Write out the material exactly. Do not include the pictures.
====== Given material
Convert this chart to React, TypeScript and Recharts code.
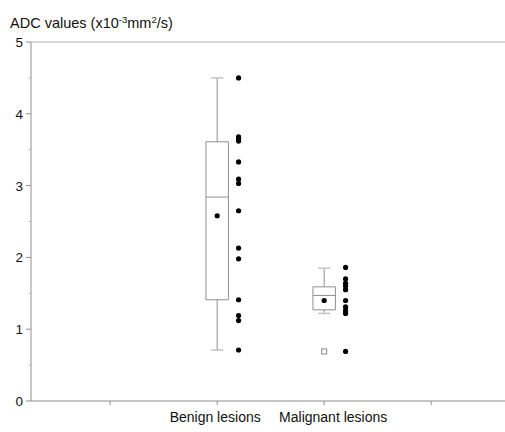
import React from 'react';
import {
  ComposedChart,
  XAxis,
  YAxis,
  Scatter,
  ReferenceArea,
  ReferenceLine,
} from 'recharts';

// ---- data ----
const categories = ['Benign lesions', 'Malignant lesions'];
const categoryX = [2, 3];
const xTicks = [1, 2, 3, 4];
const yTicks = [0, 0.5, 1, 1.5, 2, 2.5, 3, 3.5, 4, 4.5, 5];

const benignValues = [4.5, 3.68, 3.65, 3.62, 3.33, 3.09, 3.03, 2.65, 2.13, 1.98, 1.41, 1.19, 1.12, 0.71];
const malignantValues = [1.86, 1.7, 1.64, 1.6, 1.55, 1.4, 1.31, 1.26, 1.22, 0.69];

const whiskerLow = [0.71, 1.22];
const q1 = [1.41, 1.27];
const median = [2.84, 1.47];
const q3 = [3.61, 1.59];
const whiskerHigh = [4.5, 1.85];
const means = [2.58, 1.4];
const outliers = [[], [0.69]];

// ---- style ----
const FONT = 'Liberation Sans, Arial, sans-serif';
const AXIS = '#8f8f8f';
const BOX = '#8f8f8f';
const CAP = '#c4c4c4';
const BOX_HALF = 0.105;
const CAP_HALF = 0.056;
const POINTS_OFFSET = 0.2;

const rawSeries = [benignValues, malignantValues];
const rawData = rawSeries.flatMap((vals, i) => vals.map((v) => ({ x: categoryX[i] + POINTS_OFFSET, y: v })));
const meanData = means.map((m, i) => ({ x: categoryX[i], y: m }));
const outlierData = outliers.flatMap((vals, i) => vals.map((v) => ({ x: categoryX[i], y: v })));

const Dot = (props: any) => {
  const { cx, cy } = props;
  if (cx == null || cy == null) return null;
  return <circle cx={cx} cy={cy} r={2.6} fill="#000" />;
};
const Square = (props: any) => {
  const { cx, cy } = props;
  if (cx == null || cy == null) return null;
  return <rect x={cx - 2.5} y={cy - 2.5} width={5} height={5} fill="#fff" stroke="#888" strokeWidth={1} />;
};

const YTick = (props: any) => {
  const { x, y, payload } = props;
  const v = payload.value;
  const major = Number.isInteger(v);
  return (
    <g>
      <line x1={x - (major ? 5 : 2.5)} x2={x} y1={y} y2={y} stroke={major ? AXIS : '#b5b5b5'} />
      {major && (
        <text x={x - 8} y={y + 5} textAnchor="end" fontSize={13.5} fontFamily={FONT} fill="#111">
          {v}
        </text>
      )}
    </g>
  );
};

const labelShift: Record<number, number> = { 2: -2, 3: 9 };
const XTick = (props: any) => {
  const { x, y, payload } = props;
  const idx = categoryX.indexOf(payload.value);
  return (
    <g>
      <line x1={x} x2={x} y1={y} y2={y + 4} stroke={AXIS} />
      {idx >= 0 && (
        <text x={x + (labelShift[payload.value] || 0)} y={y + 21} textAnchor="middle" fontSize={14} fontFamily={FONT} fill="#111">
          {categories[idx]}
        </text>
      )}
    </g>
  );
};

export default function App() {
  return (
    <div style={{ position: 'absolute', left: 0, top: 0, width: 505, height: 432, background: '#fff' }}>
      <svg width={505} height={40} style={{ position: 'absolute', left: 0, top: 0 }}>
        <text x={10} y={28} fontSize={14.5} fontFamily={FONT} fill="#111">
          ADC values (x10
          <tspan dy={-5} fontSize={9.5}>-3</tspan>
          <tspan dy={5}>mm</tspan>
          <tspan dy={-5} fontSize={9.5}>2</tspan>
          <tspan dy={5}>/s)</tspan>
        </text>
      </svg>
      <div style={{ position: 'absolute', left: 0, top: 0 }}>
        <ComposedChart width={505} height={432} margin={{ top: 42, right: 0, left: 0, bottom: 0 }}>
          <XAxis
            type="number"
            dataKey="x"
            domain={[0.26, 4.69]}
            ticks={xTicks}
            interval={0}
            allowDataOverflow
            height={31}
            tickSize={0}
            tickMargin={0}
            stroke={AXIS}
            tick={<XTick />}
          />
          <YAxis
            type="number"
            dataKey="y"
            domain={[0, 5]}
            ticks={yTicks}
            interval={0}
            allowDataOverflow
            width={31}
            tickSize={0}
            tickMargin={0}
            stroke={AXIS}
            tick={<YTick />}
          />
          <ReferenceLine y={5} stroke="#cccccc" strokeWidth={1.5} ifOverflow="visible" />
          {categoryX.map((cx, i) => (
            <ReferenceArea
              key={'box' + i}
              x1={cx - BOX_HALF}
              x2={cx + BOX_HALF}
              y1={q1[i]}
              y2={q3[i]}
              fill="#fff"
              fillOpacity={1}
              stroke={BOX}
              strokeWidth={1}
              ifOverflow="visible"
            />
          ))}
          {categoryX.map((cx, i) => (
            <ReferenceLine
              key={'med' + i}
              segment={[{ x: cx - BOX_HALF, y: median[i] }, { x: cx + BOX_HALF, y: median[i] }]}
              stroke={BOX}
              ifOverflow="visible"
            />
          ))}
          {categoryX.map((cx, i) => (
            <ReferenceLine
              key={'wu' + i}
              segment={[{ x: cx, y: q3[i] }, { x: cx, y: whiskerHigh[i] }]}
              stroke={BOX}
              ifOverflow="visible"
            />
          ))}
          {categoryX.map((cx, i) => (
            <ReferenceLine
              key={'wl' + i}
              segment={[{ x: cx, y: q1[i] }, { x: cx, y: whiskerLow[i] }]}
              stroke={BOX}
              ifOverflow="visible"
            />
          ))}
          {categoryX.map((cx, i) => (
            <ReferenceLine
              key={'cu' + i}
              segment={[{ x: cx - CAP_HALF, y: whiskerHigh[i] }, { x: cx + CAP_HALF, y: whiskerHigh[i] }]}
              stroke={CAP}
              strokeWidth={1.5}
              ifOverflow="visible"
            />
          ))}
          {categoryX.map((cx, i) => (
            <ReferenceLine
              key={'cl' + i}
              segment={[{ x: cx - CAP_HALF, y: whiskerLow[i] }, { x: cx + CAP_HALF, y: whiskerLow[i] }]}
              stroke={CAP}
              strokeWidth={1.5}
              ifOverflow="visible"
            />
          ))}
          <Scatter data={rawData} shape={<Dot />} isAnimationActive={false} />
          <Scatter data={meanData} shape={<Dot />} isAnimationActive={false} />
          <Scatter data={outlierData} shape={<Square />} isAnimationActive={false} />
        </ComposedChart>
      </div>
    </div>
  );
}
============
▶ [Final answer]:
Convert this chart to React, TypeScript and Recharts code.
import React from 'react';
import {
  ComposedChart,
  XAxis,
  YAxis,
  Scatter,
  ReferenceArea,
  ReferenceLine,
} from 'recharts';

// ---- data ----
const categories = ['Benign lesions', 'Malignant lesions'];
const categoryX = [2, 3];
const xTicks = [1, 2, 3, 4];
const yTicks = [0, 0.5, 1, 1.5, 2, 2.5, 3, 3.5, 4, 4.5, 5];

const benignValues = [4.5, 3.68, 3.65, 3.62, 3.33, 3.09, 3.03, 2.65, 2.13, 1.98, 1.41, 1.19, 1.12, 0.71];
const malignantValues = [1.86, 1.7, 1.64, 1.6, 1.55, 1.4, 1.31, 1.26, 1.22, 0.69];

const whiskerLow = [0.71, 1.22];
const q1 = [1.41, 1.27];
const median = [2.84, 1.47];
const q3 = [3.61, 1.59];
const whiskerHigh = [4.5, 1.85];
const means = [2.58, 1.4];
const outliers = [[], [0.69]];

// ---- style ----
const FONT = 'Liberation Sans, Arial, sans-serif';
const AXIS = '#8f8f8f';
const BOX = '#8f8f8f';
const CAP = '#c4c4c4';
const BOX_HALF = 0.105;
const CAP_HALF = 0.056;
const POINTS_OFFSET = 0.2;

const rawSeries = [benignValues, malignantValues];
const rawData = rawSeries.flatMap((vals, i) => vals.map((v) => ({ x: categoryX[i] + POINTS_OFFSET, y: v })));
const meanData = means.map((m, i) => ({ x: categoryX[i], y: m }));
const outlierData = outliers.flatMap((vals, i) => vals.map((v) => ({ x: categoryX[i], y: v })));

const Dot = (props: any) => {
  const { cx, cy } = props;
  if (cx == null || cy == null) return null;
  return <circle cx={cx} cy={cy} r={2.6} fill="#000" />;
};
const Square = (props: any) => {
  const { cx, cy } = props;
  if (cx == null || cy == null) return null;
  return <rect x={cx - 2.5} y={cy - 2.5} width={5} height={5} fill="#fff" stroke="#888" strokeWidth={1} />;
};

const YTick = (props: any) => {
  const { x, y, payload } = props;
  const v = payload.value;
  const major = Number.isInteger(v);
  return (
    <g>
      <line x1={x - (major ? 5 : 2.5)} x2={x} y1={y} y2={y} stroke={major ? AXIS : '#b5b5b5'} />
      {major && (
        <text x={x - 8} y={y + 5} textAnchor="end" fontSize={13.5} fontFamily={FONT} fill="#111">
          {v}
        </text>
      )}
    </g>
  );
};

const labelShift: Record<number, number> = { 2: -2, 3: 9 };
const XTick = (props: any) => {
  const { x, y, payload } = props;
  const idx = categoryX.indexOf(payload.value);
  return (
    <g>
      <line x1={x} x2={x} y1={y} y2={y + 4} stroke={AXIS} />
      {idx >= 0 && (
        <text x={x + (labelShift[payload.value] || 0)} y={y + 21} textAnchor="middle" fontSize={14} fontFamily={FONT} fill="#111">
          {categories[idx]}
        </text>
      )}
    </g>
  );
};

export default function App() {
  return (
    <div style={{ position: 'absolute', left: 0, top: 0, width: 505, height: 432, background: '#fff' }}>
      <svg width={505} height={40} style={{ position: 'absolute', left: 0, top: 0 }}>
        <text x={10} y={28} fontSize={14.5} fontFamily={FONT} fill="#111">
          ADC values (x10
          <tspan dy={-5} fontSize={9.5}>-3</tspan>
          <tspan dy={5}>mm</tspan>
          <tspan dy={-5} fontSize={9.5}>2</tspan>
          <tspan dy={5}>/s)</tspan>
        </text>
      </svg>
      <div style={{ position: 'absolute', left: 0, top: 0 }}>
        <ComposedChart width={505} height={432} margin={{ top: 42, right: 0, left: 0, bottom: 0 }}>
          <XAxis
            type="number"
            dataKey="x"
            domain={[0.26, 4.69]}
            ticks={xTicks}
            interval={0}
            allowDataOverflow
            height={31}
            tickSize={0}
            tickMargin={0}
            stroke={AXIS}
            tick={<XTick />}
          />
          <YAxis
            type="number"
            dataKey="y"
            domain={[0, 5]}
            ticks={yTicks}
            interval={0}
            allowDataOverflow
            width={31}
            tickSize={0}
            tickMargin={0}
            stroke={AXIS}
            tick={<YTick />}
          />
          <ReferenceLine y={5} stroke="#cccccc" strokeWidth={1.5} ifOverflow="visible" />
          {categoryX.map((cx, i) => (
            <ReferenceArea
              key={'box' + i}
              x1={cx - BOX_HALF}
              x2={cx + BOX_HALF}
              y1={q1[i]}
              y2={q3[i]}
              fill="#fff"
              fillOpacity={1}
              stroke={BOX}
              strokeWidth={1}
              ifOverflow="visible"
            />
          ))}
          {categoryX.map((cx, i) => (
            <ReferenceLine
              key={'med' + i}
              segment={[{ x: cx - BOX_HALF, y: median[i] }, { x: cx + BOX_HALF, y: median[i] }]}
              stroke={BOX}
              ifOverflow="visible"
            />
          ))}
          {categoryX.map((cx, i) => (
            <ReferenceLine
              key={'wu' + i}
              segment={[{ x: cx, y: q3[i] }, { x: cx, y: whiskerHigh[i] }]}
              stroke={BOX}
              ifOverflow="visible"
            />
          ))}
          {categoryX.map((cx, i) => (
            <ReferenceLine
              key={'wl' + i}
              segment={[{ x: cx, y: q1[i] }, { x: cx, y: whiskerLow[i] }]}
              stroke={BOX}
              ifOverflow="visible"
            />
          ))}
          {categoryX.map((cx, i) => (
            <ReferenceLine
              key={'cu' + i}
              segment={[{ x: cx - CAP_HALF, y: whiskerHigh[i] }, { x: cx + CAP_HALF, y: whiskerHigh[i] }]}
              stroke={CAP}
              strokeWidth={1.5}
              ifOverflow="visible"
            />
          ))}
          {categoryX.map((cx, i) => (
            <ReferenceLine
              key={'cl' + i}
              segment={[{ x: cx - CAP_HALF, y: whiskerLow[i] }, { x: cx + CAP_HALF, y: whiskerLow[i] }]}
              stroke={CAP}
              strokeWidth={1.5}
              ifOverflow="visible"
            />
          ))}
          <Scatter data={rawData} shape={<Dot />} isAnimationActive={false} />
          <Scatter data={meanData} shape={<Dot />} isAnimationActive={false} />
          <Scatter data={outlierData} shape={<Square />} isAnimationActive={false} />
        </ComposedChart>
      </div>
    </div>
  );
}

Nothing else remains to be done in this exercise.